La condition que les ressources dont le belge dispose soient « personnelles », vise à exclure d’autres ressources qui seraient mises à sa « disposition » par le regroupant. La question de savoir si des ressources provenant d’un tiers, qui les mettrait à la disposition du regroupant, pouvaient être prises en compte, n’a pas été directement abordée, mais la condition qu’elles soient « personnelles » semble l’exclure. Évidemment, si on s’interroge sur la provenance des « ressources » d’un individu, on arrivera immanquablement à la conclusion que toutes les ressources proviennent toujours d’un tiers, qu’il soit employeur, locataire, donateur, défunt... Les questions se cristalliseraient alors autour de la définition du verbe « disposer », lequel semble a priori uniquement requérir que celui qui a ces ressources à sa disposition puisse les utiliser et les aliéner à sa guise. S’engageant dans ces réflexions, on continuera de s’interroger sur la pertinence d’exiger que les ressources dont le Belge dispose soient « personnelles », et de savoir d’où elles proviennent, puisque leur provenance ne sera jamais tout à fait exclusivement personnelle.

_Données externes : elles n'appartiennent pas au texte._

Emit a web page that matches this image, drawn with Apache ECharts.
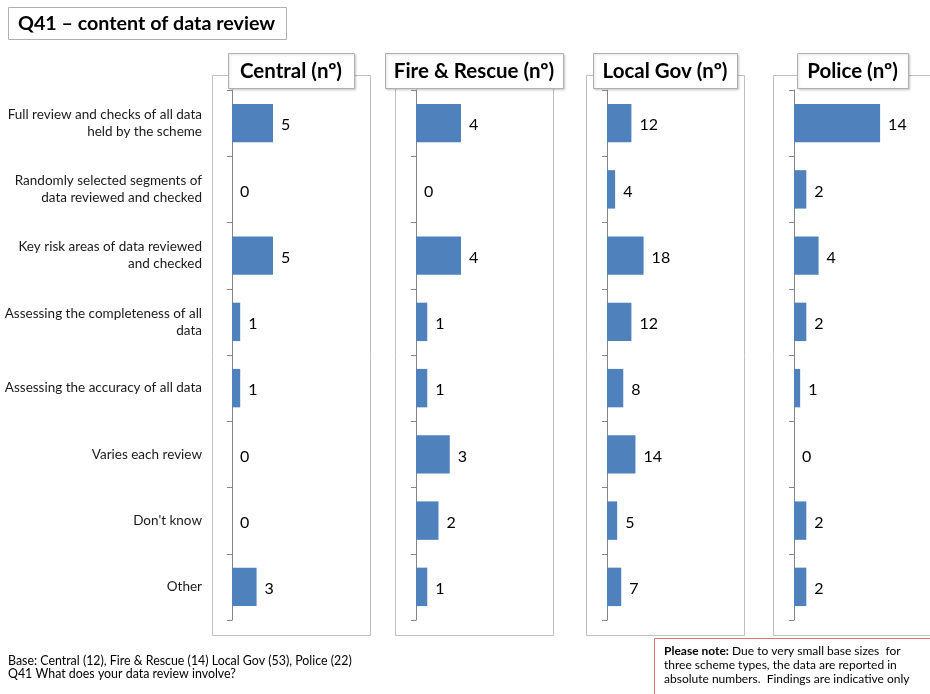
<!DOCTYPE html>
<html>
<head>
<meta charset="utf-8">
<script src="https://cdn.jsdelivr.net/npm/echarts@6/dist/echarts.min.js"></script>
<style>
html,body{margin:0;padding:0;background:#fff;}
#chart{width:930px;height:694px;}
</style>
</head>
<body>
<div id="chart"></div>
<script>
const categories = [
  "Full review and checks of all data\nheld by the scheme",
  "Randomly selected segments of\ndata reviewed and checked",
  "Key risk areas of data reviewed\nand checked",
  "Assessing the completeness of all\ndata",
  "Assessing the accuracy of all data",
  "Varies each review",
  "Don't know",
  "Other"
];
const panelTitles = ["Central (nº)", "Fire & Rescue (nº)", "Local Gov (nº)", "Police (nº)"];
const centralValues = [5, 0, 5, 1, 1, 0, 0, 3];
const fireValues = [4, 0, 4, 1, 1, 3, 2, 1];
const localGovValues = [12, 4, 18, 12, 8, 14, 5, 7];
const policeValues = [14, 2, 4, 2, 1, 0, 2, 2];
const axisMax = [15, 12, 60, 20];
const chartTitle = "Q41 – content of data review";
const baseText = "Base: Central (12), Fire & Rescue (14) Local Gov (53), Police (22)";
const questionText = "Q41 What does your data review involve?";
const noteBold = "Please note:";
const noteText = " Due to very small base sizes  for\nthree scheme types, the data are reported in\nabsolute numbers.  Findings are indicative only";

const seriesValues = [centralValues, fireValues, localGovValues, policeValues];
const FONT = "Lato, 'Open Sans', sans-serif";

// layout
const axisX = [232, 416, 607, 794];
const gridW = [123, 135, 122, 123];
const panelBox = [[212, 370], [395, 553], [586, 744], [773, 960]];
const titleBox = [[228, 354], [385, 563], [593, 737], [797, 908]];
const gridTop = 90, gridH = 530;

const chart = echarts.init(document.getElementById('chart'), null, {renderer: 'canvas'});

const grids = [], xAxes = [], yAxes = [], series = [], graphics = [];

for (let i = 0; i < 4; i++) {
  graphics.push({
    type: 'rect', z: 0, silent: true,
    shape: {x: panelBox[i][0] + 0.5, y: 75.5, width: panelBox[i][1] - panelBox[i][0], height: 560},
    style: {fill: '#fff', stroke: '#c0c0c0', lineWidth: 1}
  });
  grids.push({left: axisX[i], top: gridTop, width: gridW[i], height: gridH, containLabel: false});
  xAxes.push({
    type: 'value', gridIndex: i, min: 0, max: axisMax[i], show: false
  });
  yAxes.push({
    type: 'category', gridIndex: i, inverse: true, data: categories,
    axisLine: {show: true, lineStyle: {color: '#868686', width: 1}},
    axisTick: {show: true, length: 5, lineStyle: {color: '#868686'}},
    axisLabel: i === 0 ? {
      show: true, margin: 30, color: '#1a1a1a', fontFamily: FONT, fontSize: 13.5,
      lineHeight: 17, align: 'right', padding: [4, 0, 0, 0]
    } : {show: false},
    splitLine: {show: false}
  });
  series.push({
    type: 'bar', xAxisIndex: i, yAxisIndex: i, data: seriesValues[i],
    barCategoryGap: '42%',
    itemStyle: {color: '#4f81bd'},
    label: {show: true, position: 'right', distance: 8, color: '#000',
      fontFamily: FONT, fontSize: 16, offset: [0, 2]},
    z: 3
  });
  graphics.push({
    type: 'group', z: 10,
    children: [
      {type: 'rect', shape: {x: titleBox[i][0] + 0.5, y: 53.5, width: titleBox[i][1] - titleBox[i][0], height: 35},
        style: {fill: '#fff', stroke: '#b0b0b0', lineWidth: 1, shadowBlur: 2, shadowOffsetX: 1, shadowOffsetY: 1, shadowColor: 'rgba(0,0,0,0.15)'}},
      {type: 'text', style: {x: (titleBox[i][0] + titleBox[i][1]) / 2, y: 71, text: panelTitles[i],
        align: 'center', verticalAlign: 'middle', font: "bold 20.5px " + FONT, fill: '#000'}}
    ]
  });
}

graphics.push({
  type: 'group', z: 10,
  children: [
    {type: 'rect', shape: {x: 8.5, y: 7.5, width: 278, height: 32},
      style: {fill: '#fff', stroke: '#b0b0b0', lineWidth: 1}},
    {type: 'text', style: {x: 18, y: 24, text: chartTitle, verticalAlign: 'middle',
      font: "bold 19.7px " + FONT, fill: '#000'}}
  ]
});
graphics.push({
  type: 'text', z: 10,
  style: {x: 8, y: 654, text: baseText + "\n" + questionText, font: "12.4px " + FONT, fill: '#000', lineHeight: 13}
});
graphics.push({
  type: 'group', z: 10,
  children: [
    {type: 'rect', shape: {x: 654.5, y: 638.5, width: 300, height: 70},
      style: {fill: '#fff', stroke: '#e8707a', lineWidth: 1}},
    {type: 'text', style: {x: 664, y: 644,
      text: '{b|' + noteBold + '}' + noteText.split('\n').map(s => '{n|' + s + '}').join('\n'),
      rich: {
        b: {font: "bold 12px " + FONT, fill: '#000', lineHeight: 14},
        n: {font: "12px " + FONT, fill: '#000', lineHeight: 14}
      }
    }}
  ]
});

chart.setOption({
  backgroundColor: '#fff',
  animation: false,
  grid: grids,
  xAxis: xAxes,
  yAxis: yAxes,
  series: series,
  graphic: graphics
});
</script>
</body>
</html>
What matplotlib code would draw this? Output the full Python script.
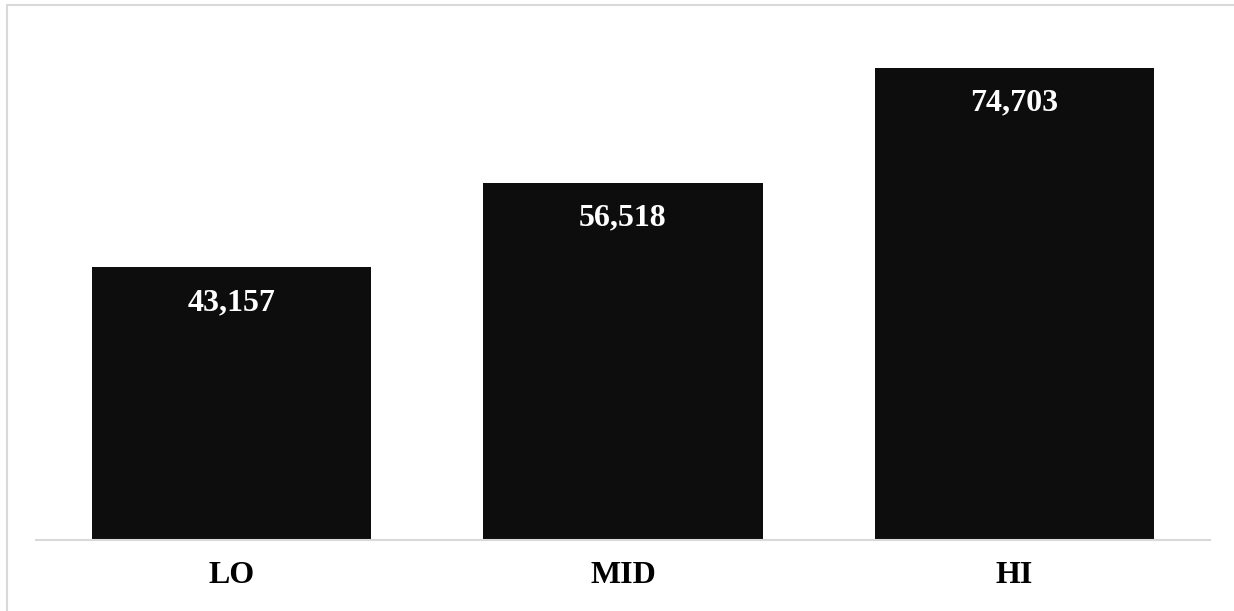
import matplotlib.pyplot as plt
from matplotlib.patches import Rectangle

plt.rcParams["font.family"] = ["Liberation Serif", "DejaVu Serif"]
plt.rcParams["font.weight"] = "bold"

categories = ["LO", "MID", "HI"]
values = [43157, 56518, 74703]

fig = plt.figure(figsize=(12.34, 6.11), dpi=100)
# axes placed to match the reference: baseline at y=540px, spans x=36..1210
W, H = 1234, 611
ax = fig.add_axes([36 / W, (H - 540) / H, (1210 - 36) / W, (540 - 34) / H])

ax.bar(range(len(categories)), values, width=0.714, color="#0d0d0d")

for i, v in enumerate(values):
    ax.annotate(f"{v:,}", xy=(i, v), xytext=(0, -31), textcoords="offset points",
                ha="center", va="baseline", color="white", fontsize=23,
                fontweight="bold")

ax.set_xlim(-0.5, 2.5)
ax.set_ylim(0, 80000)
ax.set_xticks(range(len(categories)))
ax.set_xticklabels(categories, fontsize=23, fontweight="bold")
ax.tick_params(axis="x", length=0, pad=15)
ax.set_yticks([])
for s in ["top", "right", "left"]:
    ax.spines[s].set_visible(False)
ax.spines["bottom"].set_color("#d9d9d9")
ax.spines["bottom"].set_linewidth(1.5)

# light gray outer border (top and left edges visible)
fig.patches.append(Rectangle((7 / W, -0.1), 1.2, (H - 5) / H + 0.1,
                             transform=fig.transFigure, fill=False,
                             edgecolor="#d9d9d9", linewidth=1.5))

fig.savefig("out.png", dpi=100)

Avant de revenir sur ces réflexions par un autre angle d’approche, soulignons aussi la position fort théorique de la Cour, selon laquelle la demande de reconnaissance du droit de séjour du membre de la famille de Belge se fait en principe à partir de l’étranger. On sait que parmi les caractéristiques premières de ce régime légal, à l’instar de ce qui prévaut pour les membres de famille d’Européens, figure le fait que la demande peut être introduite directement auprès de l’administration communale (article 52 de l’arrêté royal du 08 octobre 1981), que l’octroi de la carte n’a qu’un effet « recognitif » de droit, et que regroupé est autorisé à travailler sur le sol belge durant la procédure. Que la Cour parte du principe que la demande est introduite à partir de l’étranger ne semble pas avoir été étayé par des statistiques démontrant que la voie du visa est la plus utilisée. En outre, considérer que l’étranger qui arrivera en Belgique risque de perdre les ressources dont il disposait dans son pays, pour exclure ces ressources en raison de leur provenance, nous semble revenir à saisir le problème par le mauvais bout, puisque dans ce cas, c’est davantage un problème de stabilité ou de régularité des ressources qui se posera, et pourra fonder un refus le cas échéant. La position de la Cour sur ce point fait écho aux arguments du Conseil des Ministres, qui soutenait que « la prise en considération des revenus des membres de la famille du regroupant belge favoriserait l’introduction de demandes de séjour depuis la Belgique par des personnes qui séjournent, par définition, illégalement sur le territoire du Royaume » (A.2.8.). Or, dès lors que la demande est introduite à l’administration communale, le séjour n’est plus illégal, le droit au travail est ouvert, et si l’étranger travaille et génère des revenus, qu’il met en outre à la disposition du Belge, force est de constater que non seulement il n’est plus en séjour illégal, mais qu’en plus il participe au système d’assistance sociale du Royaume, et que cela peut même permettre d’éviter que le Belge avec lequel il réside bénéficie de régimes d’assistance. On peut s’interroger sur la légitimité d’une politique qui vise à éviter cela. Diminuer le nombre de personnes en séjour illégal, enrichir les caisses de l’Etat, et limiter ses dépenses, ne sont-ils pas, précisément, des objectifs chers à l’Etat belge ?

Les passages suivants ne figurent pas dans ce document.